Street Photography Workshop Krakow April 2013
I signed up for the Street Photography Workshop not because I'm an ardent photographer (I like to take a few snaps to capture my travels and the occasional glorious sunset etc), but because it was cheap and might be a relatively interesting way to spend the day. I've always enjoyed people watching and this would be a chance to get a few tips on how to document that hobby. My camera is a very modest IXUS, my last photo shoot didn't last very long as the near-zero temperatures sapped all the lifeblood out of the camera and I was only able to take a few shots. Temperatures were somewhat higher on the day of the workshop and I had invested in a new battery so stamina wouldn't be too much of a problem. I had toyed with the idea of buying a new camera in time for the workshop, but decided against the idea as I could probably get some equipment advice from the guest speaker.
I arrived to Miód i Wino Restaurant a couple of minutes late, slightly sweaty from the faster than normal walk from my flat to the far side of Planty. I needn't have rushed, not everyone had arrived; Gokhan Cukurova (our guest speak all the way from Chicago) was all ready to go and a handful and a handful of fellow photographers were eagerly awaiting the start.
After the arrival of a few more people the presentation got underway. After managing to stifle off a coughing fit I was beginning to wish I'd had that welcome drink. Gokhan presented various photos that he'd taken. Some really dramatic photos of protests that could easily grace the front page of a newspaper. We were also given some practical advice on technique, equipment, and safety of your person and your equipment. The organiser (ex-policeman David) also shared a few hard-learned tips on how to keep your equipment out of the grubby hands of thieves that prowl public places and hotel corridors.
The presentation lasted the best part of two hours (included a break which was particularly welcome by those still hungover from the previous evening's Krakow Post 100th Edition party). By this time we were all eager to get out and take some photos. After posing for a group photo on the restaurant steps we set off towards The Rynek.
It was overcast, but Gokhan consoled us with the fact that at least the light would be even. By the time we arrived at our destination it had started to rain in earnest and contingency plans were made for the eventuality of the rain not easing up. The original plan of us splitting into two groups of ten soon fell apart. Gokhan ran off to station himself on one of The Rynek's corners (he had earlier set a challenge that we should spend 15 minutes in the same spot and just take photos from there) and a few of us follow him so as to see the master at work.
Following Gokhan's example I set my shyness aside as much as I could and started snapping away. The compactness of my camera was an advantage as I was able to put my thumb over my camera lens to shield it from the incessant rain. I had a few subjects in mind and unable to stand in the same place for 15 minutes I wandered around in search of victims/subjects.

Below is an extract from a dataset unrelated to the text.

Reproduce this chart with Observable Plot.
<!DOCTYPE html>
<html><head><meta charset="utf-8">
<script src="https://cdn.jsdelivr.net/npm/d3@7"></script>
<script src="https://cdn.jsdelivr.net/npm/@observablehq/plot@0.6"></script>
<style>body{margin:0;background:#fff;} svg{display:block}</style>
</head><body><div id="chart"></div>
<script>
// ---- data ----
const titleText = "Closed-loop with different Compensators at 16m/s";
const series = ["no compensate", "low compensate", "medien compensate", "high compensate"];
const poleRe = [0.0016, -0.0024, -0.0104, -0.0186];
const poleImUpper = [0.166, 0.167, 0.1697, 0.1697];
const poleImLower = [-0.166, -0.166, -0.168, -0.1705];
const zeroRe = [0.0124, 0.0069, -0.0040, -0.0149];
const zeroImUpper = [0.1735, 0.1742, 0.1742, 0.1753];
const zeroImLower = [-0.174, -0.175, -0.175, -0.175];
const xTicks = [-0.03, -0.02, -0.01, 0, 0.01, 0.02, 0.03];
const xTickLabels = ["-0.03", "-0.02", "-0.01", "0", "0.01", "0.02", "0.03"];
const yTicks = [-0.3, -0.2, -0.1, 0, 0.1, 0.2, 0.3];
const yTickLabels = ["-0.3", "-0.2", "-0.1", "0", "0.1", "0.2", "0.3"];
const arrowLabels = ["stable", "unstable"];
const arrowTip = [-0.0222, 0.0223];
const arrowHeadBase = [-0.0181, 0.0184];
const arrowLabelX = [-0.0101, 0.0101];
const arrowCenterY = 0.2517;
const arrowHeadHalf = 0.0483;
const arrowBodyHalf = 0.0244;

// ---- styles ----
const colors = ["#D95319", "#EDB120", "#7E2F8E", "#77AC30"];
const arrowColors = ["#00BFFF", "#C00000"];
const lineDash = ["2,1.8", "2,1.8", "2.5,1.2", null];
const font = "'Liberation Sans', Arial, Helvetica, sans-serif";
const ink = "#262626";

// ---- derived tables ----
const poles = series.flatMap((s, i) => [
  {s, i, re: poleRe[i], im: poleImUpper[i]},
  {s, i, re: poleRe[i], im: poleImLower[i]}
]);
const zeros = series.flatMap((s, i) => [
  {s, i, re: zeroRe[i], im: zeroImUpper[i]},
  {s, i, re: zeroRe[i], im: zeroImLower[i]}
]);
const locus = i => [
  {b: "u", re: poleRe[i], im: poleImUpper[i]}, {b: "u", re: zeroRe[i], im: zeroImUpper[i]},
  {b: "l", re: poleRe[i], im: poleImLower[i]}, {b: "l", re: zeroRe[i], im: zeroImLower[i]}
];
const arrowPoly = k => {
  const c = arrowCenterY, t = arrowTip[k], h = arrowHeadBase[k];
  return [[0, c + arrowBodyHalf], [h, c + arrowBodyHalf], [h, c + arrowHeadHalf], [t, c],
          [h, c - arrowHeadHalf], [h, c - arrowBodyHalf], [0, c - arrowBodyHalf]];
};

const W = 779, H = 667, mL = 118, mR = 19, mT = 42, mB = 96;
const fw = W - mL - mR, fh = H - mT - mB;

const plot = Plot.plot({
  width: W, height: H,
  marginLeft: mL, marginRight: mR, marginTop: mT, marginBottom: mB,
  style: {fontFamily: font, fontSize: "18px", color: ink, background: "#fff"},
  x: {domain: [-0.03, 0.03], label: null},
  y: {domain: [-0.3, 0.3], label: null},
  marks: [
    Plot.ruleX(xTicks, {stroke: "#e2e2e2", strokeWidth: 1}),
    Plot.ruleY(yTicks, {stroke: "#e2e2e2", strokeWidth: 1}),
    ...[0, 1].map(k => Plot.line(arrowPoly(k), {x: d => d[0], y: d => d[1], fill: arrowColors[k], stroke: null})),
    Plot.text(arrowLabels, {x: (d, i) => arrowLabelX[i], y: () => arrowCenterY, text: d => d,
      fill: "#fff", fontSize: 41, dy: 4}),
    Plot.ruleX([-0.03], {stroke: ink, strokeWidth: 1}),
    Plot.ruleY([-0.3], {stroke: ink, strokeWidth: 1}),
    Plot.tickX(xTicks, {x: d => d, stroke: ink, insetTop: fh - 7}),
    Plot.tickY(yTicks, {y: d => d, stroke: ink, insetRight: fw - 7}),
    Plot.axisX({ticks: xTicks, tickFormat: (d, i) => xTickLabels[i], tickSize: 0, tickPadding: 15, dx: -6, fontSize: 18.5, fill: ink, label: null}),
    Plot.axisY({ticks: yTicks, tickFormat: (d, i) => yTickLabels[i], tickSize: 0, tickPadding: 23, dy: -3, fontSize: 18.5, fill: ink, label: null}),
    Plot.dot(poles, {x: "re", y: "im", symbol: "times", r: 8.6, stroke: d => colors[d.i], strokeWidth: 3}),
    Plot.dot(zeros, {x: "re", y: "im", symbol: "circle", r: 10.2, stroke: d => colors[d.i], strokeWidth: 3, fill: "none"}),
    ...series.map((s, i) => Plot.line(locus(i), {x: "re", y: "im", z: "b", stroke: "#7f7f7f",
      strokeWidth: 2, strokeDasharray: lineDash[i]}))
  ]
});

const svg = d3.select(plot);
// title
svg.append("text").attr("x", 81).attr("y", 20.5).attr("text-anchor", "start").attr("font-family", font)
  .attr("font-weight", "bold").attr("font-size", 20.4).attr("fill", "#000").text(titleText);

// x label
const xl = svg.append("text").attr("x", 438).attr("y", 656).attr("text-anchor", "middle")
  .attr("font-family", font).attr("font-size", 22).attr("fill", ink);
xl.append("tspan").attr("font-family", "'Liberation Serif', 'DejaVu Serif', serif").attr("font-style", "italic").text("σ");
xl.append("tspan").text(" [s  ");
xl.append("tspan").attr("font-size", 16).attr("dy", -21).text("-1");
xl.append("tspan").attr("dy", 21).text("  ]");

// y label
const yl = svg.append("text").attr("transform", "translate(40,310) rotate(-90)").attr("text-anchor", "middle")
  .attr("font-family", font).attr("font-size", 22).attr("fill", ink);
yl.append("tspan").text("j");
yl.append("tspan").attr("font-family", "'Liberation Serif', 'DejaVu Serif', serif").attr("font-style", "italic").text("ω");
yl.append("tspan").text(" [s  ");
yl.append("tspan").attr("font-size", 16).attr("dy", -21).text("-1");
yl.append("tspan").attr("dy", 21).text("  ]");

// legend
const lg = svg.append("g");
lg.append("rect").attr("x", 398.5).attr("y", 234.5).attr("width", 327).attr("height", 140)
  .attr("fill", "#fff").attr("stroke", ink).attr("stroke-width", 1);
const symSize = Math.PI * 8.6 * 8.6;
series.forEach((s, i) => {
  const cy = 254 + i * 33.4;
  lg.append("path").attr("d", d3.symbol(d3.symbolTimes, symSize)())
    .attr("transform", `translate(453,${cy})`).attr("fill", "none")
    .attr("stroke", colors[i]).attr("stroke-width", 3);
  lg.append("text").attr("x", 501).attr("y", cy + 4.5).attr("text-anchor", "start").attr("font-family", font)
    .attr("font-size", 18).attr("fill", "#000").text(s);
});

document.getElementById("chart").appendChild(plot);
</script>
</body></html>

Despite the rain The Rynek turned out to be quite a good choice for us new to street photography. There are always plenty of photographers out about in Stare Miasto, so we blended in perfectly. A little too perfectly, as having a camera turns you into a tourist and leaves you open to all sort of propositions of restaurant meals and excursions.
Luckily the rain stopped and we were able to shoot for nearly two hours. Sunshine, sharp contrasts and puddles to keep the photographers happy. Upon returning to the restaurant Gokhan gave us a demonstration of the capabilities of Adobe Lightroom (a program which few of us were familiar with).
Approximately half the group stayed on for drinks or dinner (I had some rather tasty, but slightly overpriced pierogis). Then the group halved again and the remaining five of us went for a quick (night-time) walk around The Rynek before enjoying a late night ice cream and some more photo(and wedding)-related chat.